Das alles geschah zwischen sieben und acht Uhr. Bereits um diese Zeit war es angenehm heiß. Nicht mehr die Hitze des Sommers, wesentlich erträglicher. Ich glaube, so lange es solche Temperaturen hat, werde ich nicht abfahren. Zumal ich nach meiner Befreiungsaktion die beste Ausrede fand, um noch weiter dazubleiben. Ich begann mit der Überarbeitung meiner beiden vorherigen Romane, die ich vor zwei, bzw. einem Jahr geschrieben habe. Wieder war ich erstaunt, um nicht zu sagen peinlich berührt, wie viele Fehler ich entdeckte. Viele davon sind einfach unverzeihlich, denn obwohl ich es besser weiß und die Regeln kenne, fanden sich viele „das/dass“ genau dort, wo die jeweils andere Variante richtig gewesen wäre. Zum Glück schafft das Programm es, diese Fehler zu finden. Wahrscheinlich handelt es sich um die beste Investition seit der Anschaffung des Netbooks, das mir damals ungeahnte Freiheiten des Reisens und Schreibens ermöglichte. Ich überarbeitete beide Bücher, saß viele Stunden in die Texte vertieft. Ich durchlebte im Schnelldurchlauf nochmals die Geschichten und muss sagen, dass ich beide mit vollem Vertrauen empfehlen kann. Ich war mir vorher nicht sicher, ob das so sein würde, denn es ist einige Zeit vergangen, seit ich sie geschrieben habe. Es sind schöne Geschichten, vor allem jetzt einigermaßen fehlerfreier.
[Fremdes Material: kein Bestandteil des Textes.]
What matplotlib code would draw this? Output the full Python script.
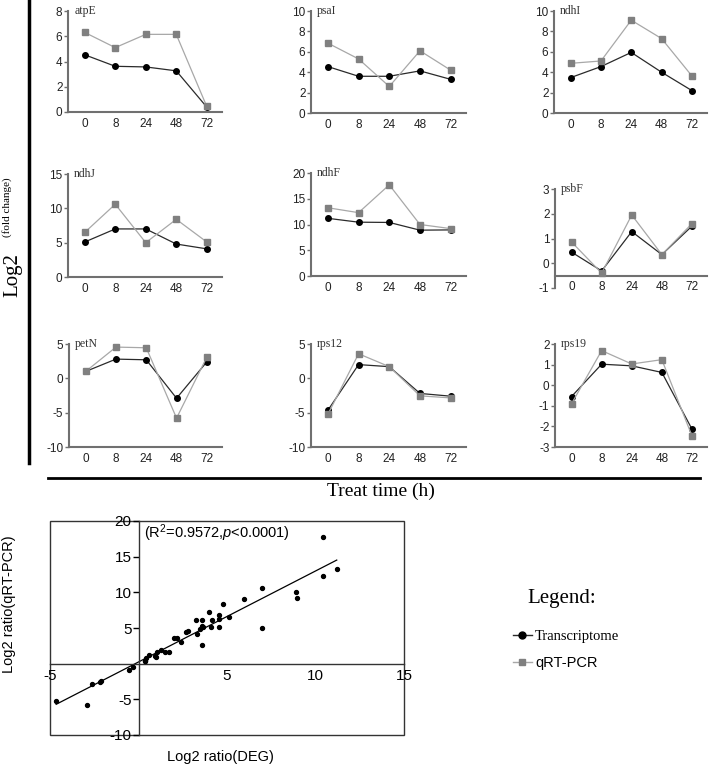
import numpy as np
import matplotlib.pyplot as plt
from matplotlib.lines import Line2D
from matplotlib.patches import Rectangle

plt.rcParams['font.family'] = 'Liberation Sans'
plt.rcParams['axes.unicode_minus'] = False
plt.rcParams['mathtext.fontset'] = 'custom'
plt.rcParams['mathtext.rm'] = 'Liberation Sans'
plt.rcParams['mathtext.it'] = 'Liberation Sans:italic'

# data
times = ['0', '8', '24', '48', '72']
genes = ['atpE', 'psaI', 'ndhI', 'ndhJ', 'ndhF', 'psbF', 'petN', 'rps12', 'rps19']

transcriptome = [
    [4.53, 3.62, 3.57, 3.26, 0.39],     # atpE
    [4.55, 3.60, 3.60, 4.13, 3.30],     # psaI
    [3.47, 4.55, 5.94, 4.00, 2.20],     # ndhI
    [5.10, 7.00, 7.00, 4.80, 4.10],     # ndhJ
    [11.20, 10.45, 10.40, 8.90, 8.95],  # ndhF
    [0.45, -0.31, 1.28, 0.35, 1.50],    # psbF
    [1.00, 2.80, 2.70, -2.90, 2.40],    # petN
    [-4.65, 2.00, 1.70, -2.20, -2.60],  # rps12
    [-0.55, 1.02, 0.94, 0.62, -2.13],   # rps19
]
qrt_pcr = [
    [6.30, 5.10, 6.15, 6.15, 0.44],
    [6.85, 5.30, 2.60, 6.10, 4.20],
    [4.87, 5.10, 9.10, 7.30, 3.64],
    [6.50, 10.60, 5.00, 8.40, 5.10],
    [13.25, 12.30, 17.70, 10.00, 9.20],
    [0.86, -0.40, 1.95, 0.35, 1.60],
    [1.00, 4.55, 4.45, -5.80, 3.10],
    [-5.25, 3.58, 1.70, -2.55, -2.85],
    [-0.90, 1.68, 1.03, 1.24, -2.46],
]
y_ranges = [(0, 8), (0, 10), (0, 10), (0, 15), (0, 20), (-1, 3), (-10, 5), (-10, 5), (-3, 2)]
y_steps = [2, 2, 2, 5, 5, 1, 5, 5, 1]

W, H = 709, 765
fig = plt.figure(figsize=(W / 100, H / 100), dpi=100)


def px(left, top, right, bottom):
    return [left / W, 1 - bottom / H, (right - left) / W, (bottom - top) / H]


# panel boxes in pixels (left, top, right, bottom)
boxes = [
    (68, 11, 222, 112), (311, 11, 466, 113), (554, 11, 707, 113),
    (68, 174, 222, 277), (311, 173, 466, 276), (555, 189, 707, 288),
    (69, 344, 222, 447), (311, 344, 466, 447), (555, 344, 707, 447),
]

x = np.arange(len(times))
for i, name in enumerate(genes):
    ax = fig.add_axes(px(*boxes[i]))
    ax.plot(x, transcriptome[i], color='#2a2a2a', lw=0.9, marker='o', ms=4,
            mfc='black', mec='black', zorder=3, clip_on=False)
    ax.plot(x, qrt_pcr[i], color='#a8a8a8', lw=0.9, marker='s', ms=4.5,
            mfc='#808080', mec='#808080', zorder=4, clip_on=False)
    lo, hi = y_ranges[i]
    ax.set_ylim(lo, hi)
    ax.set_yticks(np.arange(lo, hi + 0.1, y_steps[i]))
    ax.set_xlim(-0.55, 4.5)
    ax.set_xticks(x)
    ax.set_xticklabels(times)
    for s in ['top', 'right']:
        ax.spines[s].set_visible(False)
    for s in ['left', 'bottom']:
        ax.spines[s].set_color('#707070')
        ax.spines[s].set_linewidth(1.5)
    if name == 'psbF':
        ax.spines['bottom'].set_position(('data', -0.5))
    ax.tick_params(axis='x', length=0, labelsize=8.5, pad=4, labelcolor='#222222')
    ax.tick_params(axis='y', length=3, width=1, color='#707070', labelsize=8.5,
                   pad=1, labelcolor='#222222')
    ax.text(0.04, 1.0, name, transform=ax.transAxes, fontfamily='Liberation Serif',
            fontsize=8.5, ha='left', va='center', color='#333333')

# frame lines and shared labels
fig.add_artist(Line2D([29 / W, 29 / W], [1, 1 - 463 / H], color='black', lw=2.5))
fig.add_artist(Line2D([48 / W, 700 / W], [1 - 478 / H, 1 - 478 / H], color='black', lw=2))
fig.text(13 / W, 1 - 275 / H, 'Log2', rotation=90, fontfamily='Liberation Serif',
         fontsize=15, ha='center', va='center')
fig.text(7 / W, 1 - 207 / H, '(fold change)', rotation=90, fontfamily='Liberation Serif',
         fontsize=8, ha='center', va='center')
fig.text(381 / W, 1 - 491 / H, 'Treat time (h)', fontfamily='Liberation Serif',
         fontsize=14, ha='center', va='center')

# correlation scatter
xs_all = np.array(transcriptome).ravel()
ys_all = np.array(qrt_pcr).ravel()
slope, intercept = np.polyfit(xs_all, ys_all, 1)

sax = fig.add_axes(px(50, 521, 404, 735))
sax.scatter(xs_all, ys_all, s=8, color='black', zorder=3, clip_on=False)
fit_x = np.array([xs_all.min(), xs_all.max()])
sax.plot(fit_x, slope * fit_x + intercept, color='black', lw=0.9)
sax.set_xlim(-5, 15)
sax.set_ylim(-10, 20)
sax.spines['left'].set_position(('data', 0))
sax.spines['bottom'].set_position(('data', 0))
for s in ['top', 'right']:
    sax.spines[s].set_visible(False)
for s in ['left', 'bottom']:
    sax.spines[s].set_color('#333333')
    sax.spines[s].set_linewidth(1)
sax.add_patch(Rectangle((0, 0), 1, 1, transform=sax.transAxes, fill=False,
                        ec='#333333', lw=1, clip_on=False))
sax.set_xticks([-5, 5, 10, 15])
sax.set_yticks([-10, -5, 5, 10, 15, 20])
sax.tick_params(axis='x', length=0, labelsize=11, pad=4)
sax.tick_params(axis='y', length=4, width=1, labelsize=11, pad=1)
sax.text(0.3, 18.3, '(R$^2$=0.9572,$p$<0.0001)', fontsize=10.5, ha='left', va='center')
fig.text(220 / W, 1 - 757 / H, 'Log2 ratio(DEG)', fontsize=10.5, ha='center', va='center')
fig.text(9 / W, 1 - 604 / H, 'Log2 ratio(qRT-PCR)', fontsize=10.5, rotation=90,
         ha='center', va='center')

# legend
fig.text(562 / W, 1 - 599 / H, 'Legend:', fontfamily='Liberation Serif', fontsize=15,
         ha='center', va='center')
handles = [
    Line2D([], [], color='#2a2a2a', lw=1, marker='o', ms=5, mfc='black', mec='black'),
    Line2D([], [], color='#a8a8a8', lw=1, marker='s', ms=5, mfc='#808080', mec='#808080'),
]
leg = fig.legend(handles, ['Transcriptome', 'qRT-PCR'], loc='upper left',
                 bbox_to_anchor=(513 / W, 1 - 630 / H), frameon=False, fontsize=10.5,
                 handlelength=1.3, handletextpad=0.2, labelspacing=0.85,
                 borderpad=0, borderaxespad=0)
leg.get_texts()[0].set_fontfamily('Liberation Serif')
leg.get_texts()[1].set_fontfamily('Liberation Sans')

fig.savefig('out.png', dpi=100)
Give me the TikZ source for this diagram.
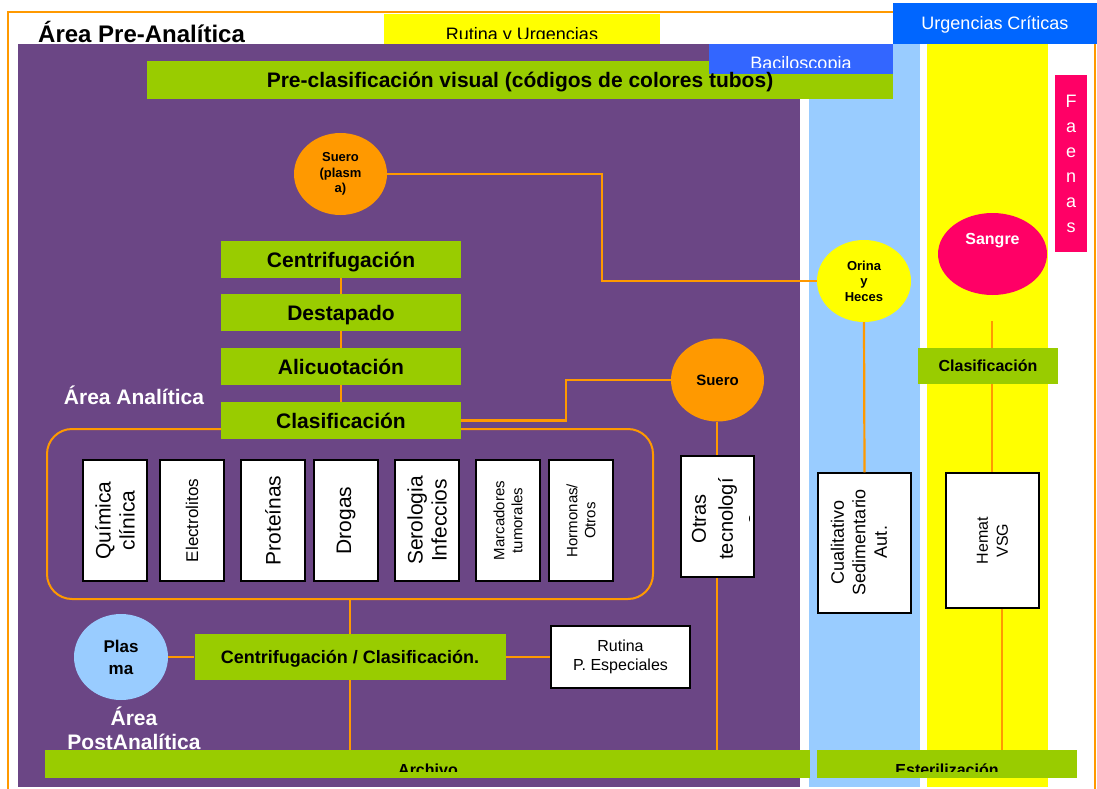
\documentclass[tikz,border=0pt]{standalone}
\usepackage{fontspec}
\setmainfont{Liberation Sans}
\usetikzlibrary{shapes.geometric,calc}
\definecolor{purp}{HTML}{6B4685}
\definecolor{lgreen}{HTML}{99CC00}
\definecolor{orng}{HTML}{FF9900}
\definecolor{lblue}{HTML}{99CCFF}
\definecolor{yel}{HTML}{FFFF00}
\definecolor{pink}{HTML}{FF0066}
\definecolor{blueA}{HTML}{0066FF}
\definecolor{blueB}{HTML}{3366FF}
\newcommand{\fsz}[2]{\fontsize{#1}{#2}\selectfont}
\begin{document}
\begin{tikzpicture}[x=1pt,y=-1pt,
  gbar/.style={fill=lgreen, draw=none, inner sep=0pt, font=\bfseries\fsz{21}{24}, text height=15pt, text depth=0pt},
  catbox/.style={fill=white, draw=black, line width=1.5pt, rotate=90, align=center, inner sep=0pt},
  conn/.style={draw=orng, line width=2.2pt},
  oval/.style={ellipse, inner sep=0pt, align=center, draw=none},
  txt/.style={inner sep=0pt, align=center}]
\useasboundingbox (0,0) rectangle (1097,789);
\fill[white] (0,0) rectangle (1097,789);
% frame
\draw[orng, line width=1.5pt] (8,12) rectangle (1095,800);
% Rutina y Urgencias
\node[fill=yel, minimum width=276pt, minimum height=30pt, inner sep=0pt] (rutbox) at (522,29) {};
\begin{scope}
\clip (384,14) rectangle (660,39);
\node[txt, anchor=base, font=\fsz{18}{21}] (rutt) at (522,41) {Rutina y Urgencias};
\end{scope}
% columns
\fill[purp] (18,44) rectangle (800,787);
\fill[lblue] (809,44) rectangle (920,787);
\fill[yel] (927,44) rectangle (1048,787);
\node[txt, anchor=base west, font=\bfseries\fsz{24}{28}] (tpre) at (38,43) {Área Pre-Analítica};
% Urgencias criticas
\node[fill=blueA, minimum width=204pt, minimum height=41pt, inner sep=0pt, text=white, font=\fsz{18}{21}, text height=13pt, text depth=0pt] (urg) at (995,23.5) {Urgencias Críticas};
% pre-clasificacion
\node[gbar, minimum width=746pt, minimum height=38pt] (precl) at (520,80) {};
% Baciloscopia
\node[fill=blueB, minimum width=184pt, minimum height=30pt, inner sep=0pt] (bacbox) at (801,59) {};
\begin{scope}
\clip (709,44) rectangle (893,68);
\node[txt, anchor=base, text=white, font=\fsz{18}{21}] (bact) at (801,70) {Baciloscopia};
\end{scope}
\node[txt, anchor=base, font=\bfseries\fsz{21}{24}] (preclt) at (520,88) {Pre-clasificación visual (códigos de colores tubos)};
% Faenas
\node[fill=pink, minimum width=32pt, minimum height=177pt, inner sep=0pt] (faen) at (1071,163.5) {};
\node[txt, text=white, font=\fsz{18}{25}] (faent) at (1071,164) {F\\a\\e\\n\\a\\s};
% ovals
\node[oval, fill=orng, minimum width=93pt, minimum height=82pt, font=\bfseries\fsz{13}{15.5}] (supl) at (340.5,174) {Suero\\(plasm\\a)};
\node[oval, fill=yel, minimum width=94pt, minimum height=82pt, font=\bfseries\fsz{13}{15.5}] (orina) at (864,281) {Orina\\y\\Heces};
\node[oval, fill=pink, minimum width=109pt, minimum height=82pt] (sangre) at (992.5,254) {};
\node[txt, text=white, font=\bfseries\fsz{16}{19}] (sangt) at (992.5,241) {Sangre};
\node[oval, fill=orng, minimum width=93pt, minimum height=83pt, font=\bfseries\fsz{15}{18}, text height=11pt, text depth=0pt] (suero) at (717.5,380) {Suero};
\node[oval, fill=lblue, minimum width=94pt, minimum height=86pt, font=\bfseries\fsz{17}{22}] (plasma) at (121,657) {Plas\\ma};
% group rectangle
\node[draw=orng, line width=2pt, rounded corners=25pt, minimum width=606pt, minimum height=170pt, inner sep=0pt] (grp) at (350,514) {};
% stack
\node[gbar, minimum width=240pt, minimum height=37pt] (centr) at (341,259.5) {Centrifugación};
\node[gbar, minimum width=240pt, minimum height=37pt] (destap) at (341,312.5) {Destapado};
\node[gbar, minimum width=240pt, minimum height=37pt] (alic) at (341,366.5) {Alicuotación};
\node[gbar, minimum width=240pt, minimum height=37pt] (clasif) at (341,420.5) {Clasificación};
\node[txt, text=white, font=\bfseries\fsz{21}{24}] (tana) at (134,395) {Área Analítica};
% category boxes
\node[catbox, minimum width=121pt, minimum height=64pt, font=\fsz{21}{24}] (quim) at (115,520.5) {Química\\clínica};
\node[catbox, minimum width=121pt, minimum height=64pt, font=\fsz{17}{20}] (elec) at (192,520.5) {Electrolitos};
\node[catbox, minimum width=121pt, minimum height=64pt, font=\fsz{21}{24}] (prot) at (273,520.5) {Proteínas};
\node[catbox, minimum width=121pt, minimum height=64pt, font=\fsz{21}{24}] (drog) at (346,520.5) {Drogas};
\node[catbox, minimum width=121pt, minimum height=64pt, font=\fsz{21}{24}] (sero) at (427,520.5) {Serologia\\Infeccios};
\node[catbox, minimum width=121pt, minimum height=64pt, font=\fsz{15}{18}] (marc) at (508,520.5) {Marcadores\\tumorales};
\node[catbox, minimum width=121pt, minimum height=64pt, font=\fsz{15}{18}] (horm) at (581,520.5) {Hormonas/\\Otros};
% otras
\node[catbox, minimum width=121pt, minimum height=73pt] (otras) at (717.5,516.5) {};
\begin{scope}
\clip (683,458) rectangle (749,575);
\node[txt, rotate=90, font=\fsz{20}{27}] (otrast) at (726,519) {Otras\\tecnologí\\a};
\end{scope}
% right column boxes
\node[catbox, minimum width=140pt, minimum height=93pt] (cual) at (864.5,543) {};
\node[txt, rotate=90, font=\fsz{18}{21.5}] (cualt) at (859,542) {Cualitativo\\Sedimentario\\Aut.};
\node[catbox, minimum width=135pt, minimum height=93pt, font=\fsz{16}{20}] (hemat) at (992.5,540.5) {Hemat\\VSG};
\node[gbar, minimum width=140pt, minimum height=36pt, font=\bfseries\fsz{16}{19}, text height=11.5pt] (clas2) at (988,366) {Clasificación};
% post analytic
\node[gbar, minimum width=311pt, minimum height=46pt, font=\bfseries\fsz{18}{21}, text height=13pt] (ccbar) at (350,657) {Centrifugación / Clasificación.};
\node[fill=white, draw=black, line width=1.5pt, minimum width=139pt, minimum height=62pt, inner sep=0pt, align=center, font=\fsz{16}{19}] (rutina) at (620.5,657) {Rutina\\P. Especiales};
\node[txt, text=white, font=\bfseries\fsz{21}{24}] (tpost) at (134,728) {Área\\PostAnalítica};
% bottom bars
\node[gbar, minimum width=765pt, minimum height=28pt] (archivo) at (427.5,764) {};
\begin{scope}
\clip (45,750) rectangle (810,771);
\node[txt, anchor=base, font=\bfseries\fsz{16}{19}] (archt) at (428,775) {Archivo};
\end{scope}
\node[gbar, minimum width=260pt, minimum height=28pt] (ester) at (947,764) {};
\begin{scope}
\clip (817,750) rectangle (1077,771);
\node[txt, anchor=base, font=\bfseries\fsz{16}{19}] (estt) at (947,775) {Esterilización};
\end{scope}
% connectors
\coordinate (k1) at (602,281);
\coordinate (k2) at (566,420.5);
\coordinate (s1) at (992,321);
\coordinate (ox) at (717,0);
\draw[conn] (centr.south) -- (destap.north);
\draw[conn] (destap.south) -- (alic.north);
\draw[conn] (alic.south) -- (clasif.north);
\draw[conn] (supl.east) -| (k1) -- (orina.west);
\draw[conn] (suero.west) -| (k2) -- (clasif.east);
\draw[conn] (suero.south -| ox) -- (otras.east -| ox);
\draw[conn] (otras.west -| ox) -- (ox |- archivo.north);
\draw[conn] (orina.south) -- (cual.east);
\draw[conn] (s1) -- (s1 |- clas2.north);
\draw[conn] (clas2.south -| s1) -- (hemat.east -| s1);
\draw[conn] ([xshift=9.5pt]hemat.west) -- ([xshift=9.5pt]hemat.west |- ester.north);
\draw[conn] (grp.south) -- (ccbar.north);
\draw[conn] (ccbar.south) -- (ccbar.south |- archivo.north);
\draw[conn] (plasma.east) -- (ccbar.west);
\draw[conn] (ccbar.east) -- (rutina.west);
\end{tikzpicture}
\end{document}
Das Selbstbewusstsein, das ich durch diese Überarbeitung erlangte, ist gewaltig. Hatte ich vorher immer gezögert, die Manuskripte zu verschicken, kann ich es jetzt mit ruhigem Gewissen tun, denn ich weiß, dass die Texte nicht mehr viele Fehler enthalten. Da ich sie inhaltlich mehr als einmal überarbeitet habe, können sie sich jetzt sicher auch in dieser Richtung sehen lassen.
Um dieses Selbstvertrauen sofort auszunutzen, schrieb ich sofort einen Literaturagenten an, um zu fragen, ob er die Geschichten lesen möchte. Und auch für Morgen habe ich bereits etwas zu tun. Ich werde das Exposé für die gotische Novelle schreiben. Leider hat sie noch keinen Namen. Aber ein Exposé kann sie bekommen.
Nach und nach entwickelt sich dieser Ort, den ich vor zwei Tagen schon verlassen wollte, zu einem echten Schlager. Vielleicht ist es sogar ideal, denn zwar gibt es eine Internetverbindung, doch habe ich von meinem Arbeitsplatz aus keinen Empfang. So kann ich ab und zu an die Bar pilgern, den einen oder anderen Raki zu mir nehmen und etwas surfen, ohne dass mich das von der Arbeit abhält. Und da auch die Umgebung schlichtweg uninteressant ist, werde ich durch das Reisen nicht abgelenkt. Vielleicht beginne ich damit, den Folge-Roman zu schreiben. Es wäre immerhin ein Anfang. Wir werden sehen, wie weit ich morgen komme.
Somit verführt mich das Wetter gerade auf die angenehmste Art. Auch das Fehlen des Lichts ist nicht mehr so dramatisch, da ich meist trotz Dunkelheit nicht vor neun in den Camper gehe. Oft auch noch viel später. Vielleicht ist das der wahre Grund für das Bleiben. Der verlängerte Tag, mehr Zeit im Freien, die nicht mehr erwartete Wärme und das wohl-temperierte Wasser halten mich fest und ich lasse mich zur Ruhe kommen.
Somit ist meine Abfahrt verzögert. Es gibt Schlimmeres. Zum Beispiel verstopfte Ohren.